Same issue. Actually, I got it run by removing the megatron/fused_kernels/build as suggested by @bugface, but I am wondering if it is the right way to get it fixed?

giacomocamposampiero commented 1 year ago

Experiencing the same issue here, even if the observed behaviour was different on different nodes of the cluster (not sure if it was caused by different software stacks or different gpus).

Deleting megatron/fused_kernels/build did not work for me, and I only managed to solve the issue by completely dropping fused kernels as suggested by @huangjundashuaige. To update this solution, the arguments that do this in the current version are --no-masked-softmax-fusion and --no-bias-dropout-fusion.

jon-barker commented 1 year ago

Deleting /megatron/fused_kernels/build is recommended if you have upgraded CUDA versions or moved to different hardware. Those changes will not automatically be detected causing a rebuild of the kernels, which may be required.

We will be addressing this issue soon by moving to using the same prebuilt kernels from Apex and not requiring this custom kernel build step. I'll close this issue when that happens.

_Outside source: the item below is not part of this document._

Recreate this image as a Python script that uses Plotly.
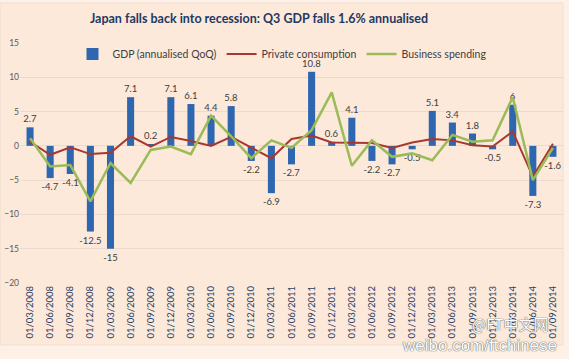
import plotly.graph_objects as go

quarters = ["01/03/2008", "01/06/2008", "01/09/2008", "01/12/2008",
            "01/03/2009", "01/06/2009", "01/09/2009", "01/12/2009",
            "01/03/2010", "01/06/2010", "01/09/2010", "01/12/2010",
            "01/03/2011", "01/06/2011", "01/09/2011", "01/12/2011",
            "01/03/2012", "01/06/2012", "01/09/2012", "01/12/2012",
            "01/03/2013", "01/06/2013", "01/09/2013", "01/12/2013",
            "01/03/2014", "01/06/2014", "01/09/2014"]

gdp = [2.7, -4.7, -4.1, -12.5, -15, 7.1, 0.2, 7.1, 6.1, 4.4, 5.8, -2.2, -6.9,
       -2.7, 10.8, 0.6, 4.1, -2.2, -2.7, -0.5, 5.1, 3.4, 1.8, -0.5, 6, -7.3, -1.6]

private_consumption = [0.6, -1.3, -0.2, -1.2, -1.0, 1.4, -0.1, 1.3, 0.7, 0.0,
                       1.3, -0.2, -1.8, 1.0, 1.5, 0.5, 0.4, 0.4, -0.3, 0.5,
                       1.0, 0.8, 0.1, -0.1, 2.1, -4.5, 0.3]

business_spending = [1.1, -3.0, -2.8, -8.1, -2.5, -5.4, -0.6, -0.1, -1.2, 4.4,
                     1.4, -1.8, 0.8, -0.3, 2.3, 7.8, -2.9, 0.8, -1.6, -1.1,
                     -2.1, 1.6, 0.6, 0.8, 7.1, -5.0, -0.3]

gdp_labels = ["2.7", "-4.7", "-4.1", "-12.5", "-15", "7.1", "0.2", "7.1", "6.1",
              "4.4", "5.8", "-2.2", "-6.9", "-2.7", "10.8", "0.6", "4.1", "-2.2",
              "-2.7", "-0.5", "5.1", "3.4", "1.8", "-0.5", "6", "-7.3", "-1.6"]

y_ticks = [15, 10, 5, 0, -5, -10, -15, -20]

BG = "#FCE9DA"
OUTER = "#FDF1E7"
FONT = "Lato"

fig = go.Figure()
fig.add_trace(go.Bar(
    x=quarters, y=gdp, name="GDP (annualised QoQ)",
    marker=dict(color="#2F66B0", line=dict(width=0)),
    text=gdp_labels, textposition="outside", constraintext="none",
    textfont=dict(size=9.5, color="#404040", family=FONT),
    cliponaxis=False,
))
fig.add_trace(go.Scatter(
    x=quarters, y=private_consumption, name="Private consumption",
    mode="lines", line=dict(color="#A8372F", width=2),
))
fig.add_trace(go.Scatter(
    x=quarters, y=business_spending, name="Business spending",
    mode="lines", line=dict(color="#9BBB59", width=2.5),
))

fig.update_layout(
    width=569, height=359,
    paper_bgcolor=OUTER, plot_bgcolor="rgba(0,0,0,0)",
    margin=dict(l=20, r=6, t=43, b=76),
    bargap=0.65,
    font=dict(family=FONT, color="#404040"),
    title=dict(
        text="<b>Japan falls back into recession: Q3 GDP falls 1.6% annualised</b>",
        x=259 / 569, xref="container", xanchor="center",
        y=1 - 19 / 359, yref="container", yanchor="middle",
        font=dict(size=12.5, color="#1F3864", family=FONT),
    ),
    legend=dict(
        orientation="h", xref="paper", yref="paper",
        x=(282 - 20) / 543, xanchor="center", y=1 - (54 - 43) / 240,
        yanchor="middle", itemwidth=30,
        bgcolor="rgba(0,0,0,0)",
        font=dict(size=10.5, color="#404040", family=FONT),
        traceorder="normal",
    ),
    xaxis=dict(
        type="category", tickangle=-90, automargin=False,
        tickfont=dict(size=9.5, color="#2B3F66", family=FONT),
        showgrid=False, zeroline=False, showline=False, ticks="",
    ),
    yaxis=dict(
        range=[-20, 15], tickvals=y_ticks, automargin=False,
        tickfont=dict(size=8.5, color="#595959", family=FONT),
        gridcolor="#EBDACD", gridwidth=1, zeroline=False, showline=False,
    ),
    shapes=[
        dict(type="rect", xref="paper", yref="paper", layer="below",
             x0=(0 - 20) / 543, x1=(563 - 20) / 543,
             y0=1 - (345 - 43) / 240, y1=1 - (3 - 43) / 240,
             fillcolor=BG, line=dict(color="#EEDFD2", width=1)),
    ],
    annotations=[
        dict(text="@FT中文网", xref="paper", yref="paper",
             x=(510 - 20) / 543, y=1 - (323 - 43) / 240, showarrow=False,
             font=dict(size=15, color="white", family="Noto Sans CJK SC",
                       shadow="0px 0px 1px #555, 0px 0px 1px #555"),
             xanchor="center", yanchor="middle"),
        dict(text="weibo.com/ftchinese", xref="paper", yref="paper",
             x=(480 - 20) / 543, y=1 - (345 - 43) / 240, showarrow=False,
             font=dict(size=17, color="white", family="Liberation Sans",
                       shadow="0px 0px 1px #555, 0px 0px 1px #555"),
             xanchor="center", yanchor="middle"),
    ],
)

fig.write_html("out.html",
               config={"displayModeBar": False},
               post_script="document.body.style.margin='0px';"
                           "document.body.style.overflow='hidden';")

github-actions[bot] commented 10 months ago

Marking as stale. No activity in 60 days.

SefaZeng commented 9 months ago

Got stuck when compiling the fused_kernels when training on multiple nodes. But it works well in a single node. Why?

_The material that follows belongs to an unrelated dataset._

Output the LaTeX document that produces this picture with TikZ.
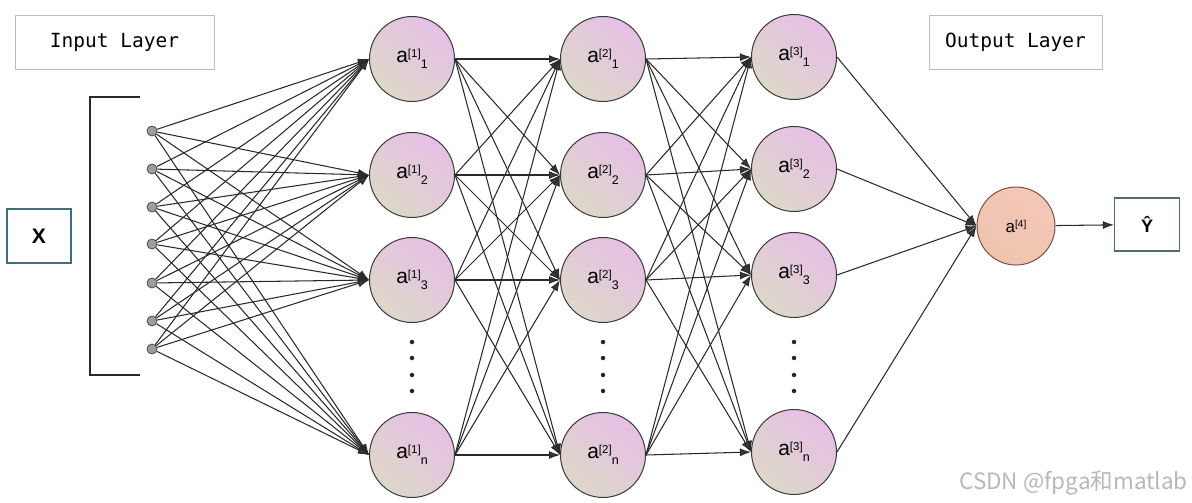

github-actions[bot] commented 7 months ago

Marking as stale. No activity in 60 days.

MachineGunLin commented 7 months ago

Got stuck when compiling the fused_kernels when training on multiple nodes. But it works well in a single node. Why?

Same here. Did you solved this problem?

ZhenYangIACAS commented 6 months ago

Got stuck when compiling the fused_kernels when training on multiple nodes. But it works well in a single node. Why? @SefaZeng Same problem, have you fixed this problem?

saforem2 commented 5 months ago

Got stuck when compiling the fused_kernels when training on multiple nodes. But it works well in a single node. Why?

Same here. Did you solved this problem?

+1 same issue here

mfdj2002 commented 4 months ago

Got stuck when compiling the fused_kernels when training on multiple nodes. But it works well in a single node. Why?

same here

mfdj2002 commented 4 months ago

Got stuck when compiling the fused_kernels when training on multiple nodes. But it works well in a single node. Why?

Actually, it seems to be a problem with pytorch barrier, and simply setting NCCL_P2P_DISABLE=1 worked for me. credit: https://discuss.pytorch.org/t/torch-distributed-barrier-doesnt-work-with-pytorch-2-0-and-backend-nccl/190232

saforem2 commented 4 months ago

awesome to hear, will try this, thanks!

kduxin commented 4 months ago

Got stuck when compiling the fused_kernels when training on multiple nodes. But it works well in a single node. Why?

Actually, it seems to be a problem with pytorch barrier, and simply setting NCCL_P2P_DISABLE=1 worked for me. credit: https://discuss.pytorch.org/t/torch-distributed-barrier-doesnt-work-with-pytorch-2-0-and-backend-nccl/190232

I met this problem on one of my nodes. Working on that node along (NNODE=1), it does not work. To solve, I applied NCCL_P2P_DISABLE=1 to that node. This seems a hardware-related / BIOS setting issue. But distributed training by excluding that node worked for me.

github-actions[bot] commented 2 months ago

Marking as stale. No activity in 60 days.